• SHORT EXERCISE: Leave the pictures out, and output exactly the lines from the one containing "Emit a Python" through the one containing "-0.82, -1.50, -1.72]".

• DATA IN THIS EXERCISE:
——————————

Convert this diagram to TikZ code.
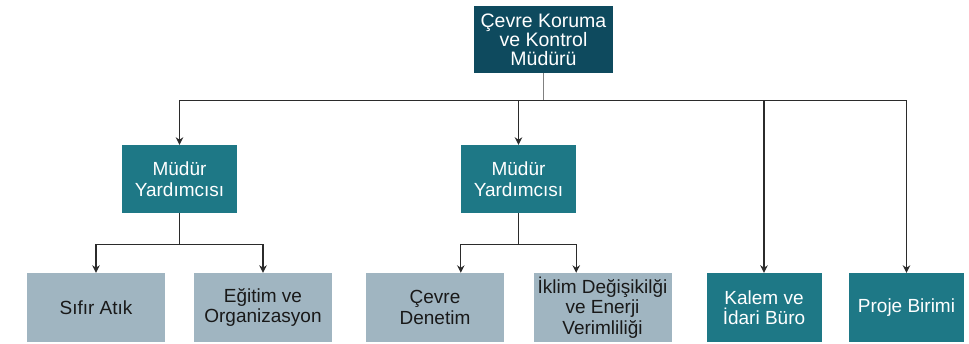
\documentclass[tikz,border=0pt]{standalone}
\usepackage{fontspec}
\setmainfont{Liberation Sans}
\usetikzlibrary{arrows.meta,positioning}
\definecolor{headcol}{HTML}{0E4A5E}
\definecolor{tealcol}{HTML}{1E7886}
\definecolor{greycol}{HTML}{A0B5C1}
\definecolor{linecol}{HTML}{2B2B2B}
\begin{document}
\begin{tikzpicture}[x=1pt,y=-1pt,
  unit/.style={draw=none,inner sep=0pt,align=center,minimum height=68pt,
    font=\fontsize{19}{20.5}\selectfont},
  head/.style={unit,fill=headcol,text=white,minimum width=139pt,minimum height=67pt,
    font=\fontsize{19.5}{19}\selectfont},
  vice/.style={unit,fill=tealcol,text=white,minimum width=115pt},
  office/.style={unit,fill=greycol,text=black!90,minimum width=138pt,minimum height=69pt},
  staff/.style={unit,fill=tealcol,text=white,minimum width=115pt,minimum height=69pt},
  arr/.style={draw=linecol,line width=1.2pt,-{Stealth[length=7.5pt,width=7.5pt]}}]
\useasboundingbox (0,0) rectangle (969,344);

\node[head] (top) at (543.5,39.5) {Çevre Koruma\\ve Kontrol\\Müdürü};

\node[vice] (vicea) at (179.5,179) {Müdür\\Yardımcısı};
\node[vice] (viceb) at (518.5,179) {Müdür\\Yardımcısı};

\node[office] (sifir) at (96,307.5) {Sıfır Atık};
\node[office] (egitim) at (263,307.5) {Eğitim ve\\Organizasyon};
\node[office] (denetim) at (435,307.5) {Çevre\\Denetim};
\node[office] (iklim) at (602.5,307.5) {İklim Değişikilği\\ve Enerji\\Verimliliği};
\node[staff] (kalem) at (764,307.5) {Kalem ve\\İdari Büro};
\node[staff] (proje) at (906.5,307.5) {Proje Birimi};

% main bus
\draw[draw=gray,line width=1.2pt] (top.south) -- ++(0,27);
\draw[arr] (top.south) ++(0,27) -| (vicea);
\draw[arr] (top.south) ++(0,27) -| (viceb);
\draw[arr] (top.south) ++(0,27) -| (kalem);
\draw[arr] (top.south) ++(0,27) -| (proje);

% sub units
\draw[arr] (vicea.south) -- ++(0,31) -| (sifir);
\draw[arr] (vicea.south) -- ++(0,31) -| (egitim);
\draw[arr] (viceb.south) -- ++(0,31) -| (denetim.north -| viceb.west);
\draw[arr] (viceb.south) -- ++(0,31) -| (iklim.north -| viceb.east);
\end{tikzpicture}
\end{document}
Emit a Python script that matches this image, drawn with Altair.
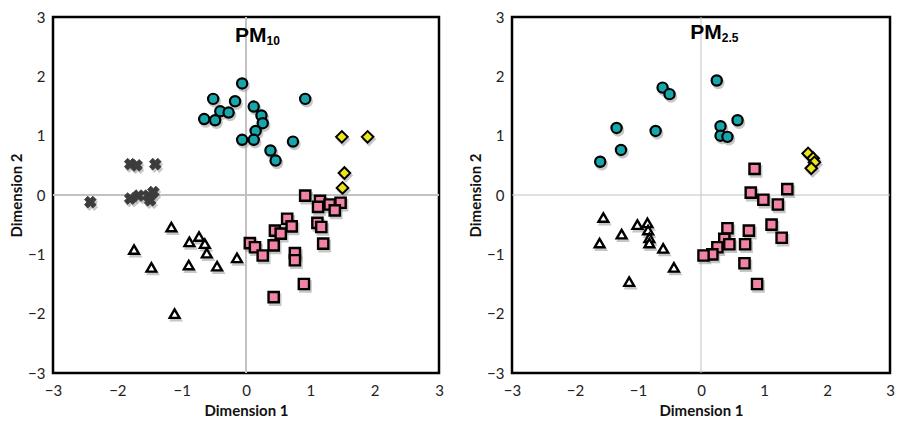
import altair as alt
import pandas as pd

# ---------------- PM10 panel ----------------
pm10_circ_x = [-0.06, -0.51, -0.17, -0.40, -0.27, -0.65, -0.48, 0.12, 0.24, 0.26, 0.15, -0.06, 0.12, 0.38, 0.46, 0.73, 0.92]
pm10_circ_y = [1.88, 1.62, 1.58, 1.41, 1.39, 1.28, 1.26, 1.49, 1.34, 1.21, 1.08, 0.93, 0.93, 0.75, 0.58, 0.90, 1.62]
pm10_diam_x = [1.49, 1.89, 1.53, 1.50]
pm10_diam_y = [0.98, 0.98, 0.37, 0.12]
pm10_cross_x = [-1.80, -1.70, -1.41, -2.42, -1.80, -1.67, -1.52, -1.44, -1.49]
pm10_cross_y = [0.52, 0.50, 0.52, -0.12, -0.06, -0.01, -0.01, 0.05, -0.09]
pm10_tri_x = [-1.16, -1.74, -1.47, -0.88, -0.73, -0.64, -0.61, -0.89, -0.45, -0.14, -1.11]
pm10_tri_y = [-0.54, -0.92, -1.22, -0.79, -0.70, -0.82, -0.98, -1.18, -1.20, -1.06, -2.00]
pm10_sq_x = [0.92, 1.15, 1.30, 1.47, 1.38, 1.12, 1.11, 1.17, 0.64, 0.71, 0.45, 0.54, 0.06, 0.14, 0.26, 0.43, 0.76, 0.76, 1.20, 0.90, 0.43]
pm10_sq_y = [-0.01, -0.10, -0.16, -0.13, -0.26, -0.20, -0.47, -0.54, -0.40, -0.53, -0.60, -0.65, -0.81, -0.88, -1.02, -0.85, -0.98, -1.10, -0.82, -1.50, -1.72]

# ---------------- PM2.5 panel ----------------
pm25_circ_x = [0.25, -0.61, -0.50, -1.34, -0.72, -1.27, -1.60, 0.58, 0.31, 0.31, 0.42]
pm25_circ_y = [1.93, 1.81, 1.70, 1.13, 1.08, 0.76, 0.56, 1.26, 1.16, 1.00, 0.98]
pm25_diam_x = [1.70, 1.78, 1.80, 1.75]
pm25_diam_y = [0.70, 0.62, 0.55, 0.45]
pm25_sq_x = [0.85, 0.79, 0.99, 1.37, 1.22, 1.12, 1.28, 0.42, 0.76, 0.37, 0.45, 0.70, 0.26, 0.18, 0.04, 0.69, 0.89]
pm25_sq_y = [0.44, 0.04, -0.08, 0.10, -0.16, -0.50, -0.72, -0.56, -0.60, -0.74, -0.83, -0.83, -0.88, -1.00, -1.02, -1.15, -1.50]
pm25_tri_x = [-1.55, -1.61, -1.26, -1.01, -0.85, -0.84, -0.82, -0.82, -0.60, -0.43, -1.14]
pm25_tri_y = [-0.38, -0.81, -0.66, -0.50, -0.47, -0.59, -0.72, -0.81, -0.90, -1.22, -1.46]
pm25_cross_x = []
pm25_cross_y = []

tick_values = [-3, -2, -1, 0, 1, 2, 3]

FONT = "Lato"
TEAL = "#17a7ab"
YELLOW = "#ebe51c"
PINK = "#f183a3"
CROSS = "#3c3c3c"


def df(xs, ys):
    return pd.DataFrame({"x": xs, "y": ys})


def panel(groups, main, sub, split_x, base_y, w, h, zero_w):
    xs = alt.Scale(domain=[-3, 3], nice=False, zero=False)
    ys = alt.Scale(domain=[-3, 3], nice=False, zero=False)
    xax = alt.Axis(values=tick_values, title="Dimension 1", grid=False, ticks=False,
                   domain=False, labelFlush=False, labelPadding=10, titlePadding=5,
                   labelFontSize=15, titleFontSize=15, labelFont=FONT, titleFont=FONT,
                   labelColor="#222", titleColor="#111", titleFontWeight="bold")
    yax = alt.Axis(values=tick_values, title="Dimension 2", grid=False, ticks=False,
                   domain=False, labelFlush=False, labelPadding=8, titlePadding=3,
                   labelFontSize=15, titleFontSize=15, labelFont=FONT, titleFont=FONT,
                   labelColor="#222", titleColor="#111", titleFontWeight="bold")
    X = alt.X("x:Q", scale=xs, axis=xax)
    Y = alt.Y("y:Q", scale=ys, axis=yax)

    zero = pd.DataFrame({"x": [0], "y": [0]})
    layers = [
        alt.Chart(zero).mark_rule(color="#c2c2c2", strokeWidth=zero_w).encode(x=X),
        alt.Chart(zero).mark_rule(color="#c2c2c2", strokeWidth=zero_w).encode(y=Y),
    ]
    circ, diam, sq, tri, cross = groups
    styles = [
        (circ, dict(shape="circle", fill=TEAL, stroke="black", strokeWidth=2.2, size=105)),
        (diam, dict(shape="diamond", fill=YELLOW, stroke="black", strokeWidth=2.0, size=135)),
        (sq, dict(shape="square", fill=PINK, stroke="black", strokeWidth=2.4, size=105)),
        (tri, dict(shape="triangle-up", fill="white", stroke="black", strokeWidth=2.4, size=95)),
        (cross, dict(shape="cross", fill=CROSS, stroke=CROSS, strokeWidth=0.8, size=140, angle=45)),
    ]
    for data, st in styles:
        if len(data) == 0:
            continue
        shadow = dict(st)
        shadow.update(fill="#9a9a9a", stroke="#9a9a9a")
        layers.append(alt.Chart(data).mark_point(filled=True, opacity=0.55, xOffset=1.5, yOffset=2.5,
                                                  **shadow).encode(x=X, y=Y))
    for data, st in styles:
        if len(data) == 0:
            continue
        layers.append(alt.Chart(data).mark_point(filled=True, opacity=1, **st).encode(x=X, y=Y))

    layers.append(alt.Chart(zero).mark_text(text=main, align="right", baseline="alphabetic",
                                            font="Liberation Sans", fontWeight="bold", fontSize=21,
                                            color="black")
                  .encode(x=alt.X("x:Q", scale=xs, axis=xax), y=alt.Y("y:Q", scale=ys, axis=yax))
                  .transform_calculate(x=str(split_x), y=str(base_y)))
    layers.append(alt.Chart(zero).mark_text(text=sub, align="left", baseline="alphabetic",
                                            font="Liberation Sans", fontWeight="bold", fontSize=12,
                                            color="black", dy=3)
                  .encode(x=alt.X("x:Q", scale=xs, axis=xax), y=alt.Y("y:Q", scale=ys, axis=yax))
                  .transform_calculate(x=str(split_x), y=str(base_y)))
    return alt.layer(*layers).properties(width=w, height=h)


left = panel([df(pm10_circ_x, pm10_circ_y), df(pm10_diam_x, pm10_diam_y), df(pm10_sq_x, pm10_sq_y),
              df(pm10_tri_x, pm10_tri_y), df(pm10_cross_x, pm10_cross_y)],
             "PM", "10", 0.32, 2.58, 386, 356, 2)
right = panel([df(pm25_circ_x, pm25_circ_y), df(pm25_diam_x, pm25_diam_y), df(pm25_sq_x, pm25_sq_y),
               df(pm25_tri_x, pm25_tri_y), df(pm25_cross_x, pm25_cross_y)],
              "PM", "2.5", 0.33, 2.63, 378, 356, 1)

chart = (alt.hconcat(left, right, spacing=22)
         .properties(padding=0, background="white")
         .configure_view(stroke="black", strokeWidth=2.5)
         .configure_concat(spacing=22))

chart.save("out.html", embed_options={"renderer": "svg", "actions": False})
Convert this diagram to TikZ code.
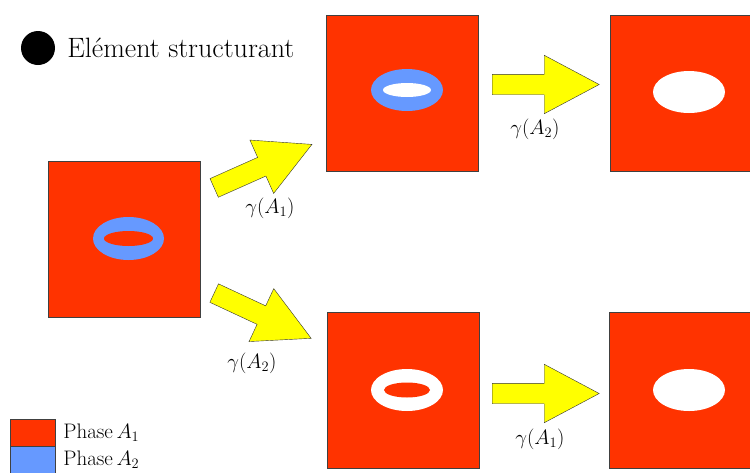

——————————

• THE ANSWER:
Emit a Python script that matches this image, drawn with Altair.
import altair as alt
import pandas as pd

# ---------------- PM10 panel ----------------
pm10_circ_x = [-0.06, -0.51, -0.17, -0.40, -0.27, -0.65, -0.48, 0.12, 0.24, 0.26, 0.15, -0.06, 0.12, 0.38, 0.46, 0.73, 0.92]
pm10_circ_y = [1.88, 1.62, 1.58, 1.41, 1.39, 1.28, 1.26, 1.49, 1.34, 1.21, 1.08, 0.93, 0.93, 0.75, 0.58, 0.90, 1.62]
pm10_diam_x = [1.49, 1.89, 1.53, 1.50]
pm10_diam_y = [0.98, 0.98, 0.37, 0.12]
pm10_cross_x = [-1.80, -1.70, -1.41, -2.42, -1.80, -1.67, -1.52, -1.44, -1.49]
pm10_cross_y = [0.52, 0.50, 0.52, -0.12, -0.06, -0.01, -0.01, 0.05, -0.09]
pm10_tri_x = [-1.16, -1.74, -1.47, -0.88, -0.73, -0.64, -0.61, -0.89, -0.45, -0.14, -1.11]
pm10_tri_y = [-0.54, -0.92, -1.22, -0.79, -0.70, -0.82, -0.98, -1.18, -1.20, -1.06, -2.00]
pm10_sq_x = [0.92, 1.15, 1.30, 1.47, 1.38, 1.12, 1.11, 1.17, 0.64, 0.71, 0.45, 0.54, 0.06, 0.14, 0.26, 0.43, 0.76, 0.76, 1.20, 0.90, 0.43]
pm10_sq_y = [-0.01, -0.10, -0.16, -0.13, -0.26, -0.20, -0.47, -0.54, -0.40, -0.53, -0.60, -0.65, -0.81, -0.88, -1.02, -0.85, -0.98, -1.10, -0.82, -1.50, -1.72]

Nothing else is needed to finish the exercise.